I kiss him back. His mouth opens just a little. I open mine.
Sixteen. Summertime. The movie is
The Graduate
. The music is Simon and Garfunkel. The theater is dark. His hand is moist but not unpleasant as it works its way from around my back to my shirt buttons.
I pull back.
I’m not sure you should—
Shhh. He kisses me quiet.
He knows how to kiss. And what he has forgotten by being married to the same woman for the last eighteen years, I am making him remember.
The problem is, the woman he’s married to has his balls in a vise. She is a good, hardworking woman who is obsessed with her image and her notoriety and her power. She came to it later in life and she adores it. As well she should. She is brilliant and she has worked like a slave for her success. But sexually, she’s not interested. She provides but isn’t passionate. She loves him but isn’t “in” love with him.
You know about this. Either you are in a relationship like this or you know someone who is. The marriage is fine. The couple are friends. But the fire’s gone out a long time ago.
Peter Pan’s wife isn’t his fantasy. Hell, she isn’t even his lover anymore. And he worries, more than he
should, that if she finds out what he’s doing with me, she’ll leave him. And if she does that, he’s afraid of what else she will do. Because the trouble is her father’s inheritance started his business. So in effect she owns his business. Or at least half of it. And that is half more than he ever wants to give up.
I tease him with my tongue and he teases me back. I have to go slow, play my part and not be too eager. His hand is inside my shirt now, his fingers moving over the fabric that keeps him from making the contact he wants so very badly to make.
I don’t help. I let him fumble with the cotton bra. I actually have forgotten what this was like. And for a while I, too, slip back and am sixteen again. Going out with one of the handsome guys. In a movie theater making out.
He unclasps my bra and has access. As he cups my breast he sighs. A long, slow, deep, sweet sigh. His first goal. He touches my nipple as if he has just discovered that such a thing exists and I harden under his touch. He kisses me now with more ardor and some urgency. On the screen, a new song starts. “Feeling Groovy.”
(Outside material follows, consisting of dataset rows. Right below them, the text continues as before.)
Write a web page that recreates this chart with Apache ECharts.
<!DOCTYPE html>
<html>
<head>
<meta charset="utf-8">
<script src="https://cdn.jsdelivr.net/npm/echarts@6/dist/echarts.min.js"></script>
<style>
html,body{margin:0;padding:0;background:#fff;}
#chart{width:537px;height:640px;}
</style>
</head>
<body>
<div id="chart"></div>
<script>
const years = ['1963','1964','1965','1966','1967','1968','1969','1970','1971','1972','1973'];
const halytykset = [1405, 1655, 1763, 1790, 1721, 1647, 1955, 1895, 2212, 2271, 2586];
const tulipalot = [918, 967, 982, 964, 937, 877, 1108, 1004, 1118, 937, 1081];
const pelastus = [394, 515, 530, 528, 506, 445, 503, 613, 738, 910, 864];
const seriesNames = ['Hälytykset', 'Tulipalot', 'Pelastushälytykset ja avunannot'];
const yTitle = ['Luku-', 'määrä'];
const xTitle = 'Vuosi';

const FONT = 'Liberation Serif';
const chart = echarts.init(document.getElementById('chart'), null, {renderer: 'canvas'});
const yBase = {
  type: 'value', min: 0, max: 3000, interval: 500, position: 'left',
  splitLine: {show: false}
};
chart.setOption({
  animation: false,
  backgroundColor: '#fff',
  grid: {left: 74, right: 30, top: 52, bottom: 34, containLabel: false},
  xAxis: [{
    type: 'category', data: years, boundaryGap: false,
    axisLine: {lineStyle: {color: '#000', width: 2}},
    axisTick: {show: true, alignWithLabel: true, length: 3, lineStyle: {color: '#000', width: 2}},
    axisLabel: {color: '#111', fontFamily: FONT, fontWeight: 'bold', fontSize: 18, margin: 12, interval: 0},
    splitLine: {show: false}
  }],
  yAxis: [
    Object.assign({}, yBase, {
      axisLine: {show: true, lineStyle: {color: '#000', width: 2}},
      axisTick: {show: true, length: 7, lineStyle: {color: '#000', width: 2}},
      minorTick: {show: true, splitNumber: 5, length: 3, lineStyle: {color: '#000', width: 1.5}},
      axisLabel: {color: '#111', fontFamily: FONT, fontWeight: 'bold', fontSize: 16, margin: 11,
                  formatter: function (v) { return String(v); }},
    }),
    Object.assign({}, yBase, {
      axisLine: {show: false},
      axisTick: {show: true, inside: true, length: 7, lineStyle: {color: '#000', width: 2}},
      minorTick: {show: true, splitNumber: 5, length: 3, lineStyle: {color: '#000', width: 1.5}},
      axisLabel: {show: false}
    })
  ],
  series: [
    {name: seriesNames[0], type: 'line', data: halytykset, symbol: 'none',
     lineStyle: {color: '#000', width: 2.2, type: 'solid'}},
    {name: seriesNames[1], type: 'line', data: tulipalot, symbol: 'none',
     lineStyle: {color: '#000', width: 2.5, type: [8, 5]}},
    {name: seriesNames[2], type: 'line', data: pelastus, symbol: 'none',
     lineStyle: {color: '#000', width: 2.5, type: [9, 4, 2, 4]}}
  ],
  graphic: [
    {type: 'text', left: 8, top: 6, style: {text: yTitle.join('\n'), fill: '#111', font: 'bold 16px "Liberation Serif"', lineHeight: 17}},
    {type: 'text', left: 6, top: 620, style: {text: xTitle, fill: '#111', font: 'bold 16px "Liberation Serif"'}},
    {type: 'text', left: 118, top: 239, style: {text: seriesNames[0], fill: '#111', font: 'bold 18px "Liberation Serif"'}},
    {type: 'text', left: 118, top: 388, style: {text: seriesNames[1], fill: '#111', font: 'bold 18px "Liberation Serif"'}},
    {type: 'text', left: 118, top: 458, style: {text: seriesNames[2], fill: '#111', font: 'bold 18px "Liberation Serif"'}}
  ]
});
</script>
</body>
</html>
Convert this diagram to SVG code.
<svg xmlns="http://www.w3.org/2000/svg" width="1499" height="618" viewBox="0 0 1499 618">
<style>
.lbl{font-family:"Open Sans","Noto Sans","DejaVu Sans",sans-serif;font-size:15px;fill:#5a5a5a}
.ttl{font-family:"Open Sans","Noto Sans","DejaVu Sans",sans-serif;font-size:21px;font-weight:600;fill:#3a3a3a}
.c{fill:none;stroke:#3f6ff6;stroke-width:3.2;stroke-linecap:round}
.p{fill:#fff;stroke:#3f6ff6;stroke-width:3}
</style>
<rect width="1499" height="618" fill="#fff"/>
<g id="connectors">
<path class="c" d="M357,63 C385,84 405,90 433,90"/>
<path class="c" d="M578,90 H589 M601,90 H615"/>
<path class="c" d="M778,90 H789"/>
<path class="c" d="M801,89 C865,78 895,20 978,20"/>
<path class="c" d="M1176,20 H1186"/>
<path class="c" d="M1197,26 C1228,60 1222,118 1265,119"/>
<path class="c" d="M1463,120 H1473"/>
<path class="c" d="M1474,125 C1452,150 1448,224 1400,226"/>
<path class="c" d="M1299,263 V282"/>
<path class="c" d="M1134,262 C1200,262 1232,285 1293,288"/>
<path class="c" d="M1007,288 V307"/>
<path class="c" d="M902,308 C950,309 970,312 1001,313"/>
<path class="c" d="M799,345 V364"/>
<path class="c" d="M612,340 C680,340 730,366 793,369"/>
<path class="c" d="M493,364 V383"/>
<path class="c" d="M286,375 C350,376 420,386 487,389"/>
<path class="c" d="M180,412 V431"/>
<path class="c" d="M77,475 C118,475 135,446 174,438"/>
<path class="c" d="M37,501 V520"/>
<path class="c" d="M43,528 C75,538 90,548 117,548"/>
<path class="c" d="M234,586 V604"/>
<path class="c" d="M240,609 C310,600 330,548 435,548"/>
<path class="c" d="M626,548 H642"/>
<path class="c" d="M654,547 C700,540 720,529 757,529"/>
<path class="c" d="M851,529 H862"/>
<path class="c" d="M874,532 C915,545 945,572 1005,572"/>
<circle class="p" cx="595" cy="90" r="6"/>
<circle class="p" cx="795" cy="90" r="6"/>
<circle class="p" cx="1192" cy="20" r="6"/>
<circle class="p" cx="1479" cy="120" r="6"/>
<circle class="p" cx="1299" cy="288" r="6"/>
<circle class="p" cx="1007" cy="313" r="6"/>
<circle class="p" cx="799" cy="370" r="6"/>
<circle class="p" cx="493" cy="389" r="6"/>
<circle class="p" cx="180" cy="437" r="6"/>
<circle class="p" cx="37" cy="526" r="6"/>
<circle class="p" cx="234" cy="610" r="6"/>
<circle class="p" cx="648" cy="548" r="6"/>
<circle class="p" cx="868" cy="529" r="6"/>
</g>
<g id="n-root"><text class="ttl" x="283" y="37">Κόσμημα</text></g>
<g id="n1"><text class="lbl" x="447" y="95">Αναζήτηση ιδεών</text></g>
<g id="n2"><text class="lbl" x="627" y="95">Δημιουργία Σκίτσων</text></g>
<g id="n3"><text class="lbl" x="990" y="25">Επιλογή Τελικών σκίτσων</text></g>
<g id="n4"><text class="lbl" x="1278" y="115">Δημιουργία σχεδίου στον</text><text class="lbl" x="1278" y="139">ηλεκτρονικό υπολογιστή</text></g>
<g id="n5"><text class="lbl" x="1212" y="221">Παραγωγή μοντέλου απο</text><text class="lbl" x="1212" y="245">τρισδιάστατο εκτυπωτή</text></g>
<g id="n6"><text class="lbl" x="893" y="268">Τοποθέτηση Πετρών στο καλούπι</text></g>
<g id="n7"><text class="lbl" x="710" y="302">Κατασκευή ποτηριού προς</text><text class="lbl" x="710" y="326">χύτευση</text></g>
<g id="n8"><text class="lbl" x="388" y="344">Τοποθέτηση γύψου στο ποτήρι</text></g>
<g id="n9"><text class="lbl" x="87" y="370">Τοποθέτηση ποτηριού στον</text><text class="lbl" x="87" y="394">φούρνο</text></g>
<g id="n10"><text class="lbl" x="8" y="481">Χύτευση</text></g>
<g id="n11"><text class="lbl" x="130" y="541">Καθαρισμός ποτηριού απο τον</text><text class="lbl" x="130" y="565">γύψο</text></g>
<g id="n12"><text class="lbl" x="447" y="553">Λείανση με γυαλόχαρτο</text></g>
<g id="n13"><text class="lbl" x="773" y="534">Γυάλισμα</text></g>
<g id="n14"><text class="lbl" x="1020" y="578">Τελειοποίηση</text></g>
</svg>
He is. I am, too. I like this role. Being Peter Pan’s girlfriend feels groovy, and as long as I concentrate on that, I can make him happy.
Each kiss is longer now.
The space between them is shorter. He pulls away to look at me. His face is flushed, his lips are wet and the Technicolor movie images are reflected in his eyes. Wide boy eyes. This is real. He is as lost in his dream as he can be. And now, watching me, holding my eyes with his, he moves his hand to my thigh and under my skirt and up the rest of my leg. He moves the elastic of my underpants with his fingers and feels around. Seeking
heat, seeking warmth, he finds the space he has been heading for all along and his fingers slip into the wetness. He smiles. A satisfied smile. He loves the wetness. This is his proof. This is his hope. It is not an aborted attempt but an equal want.
He moves in for another kiss while he continues to stroke me. He knows how to do this. I benefit from what women before have demanded of him. A fortyseven-year-old man cannot be a groping sixteen-yearold boy no matter how much that is all he wants to be. He knows how to move his fingers in slow circles. He cannot unlearn this just to have his fantasy, and so I benefit.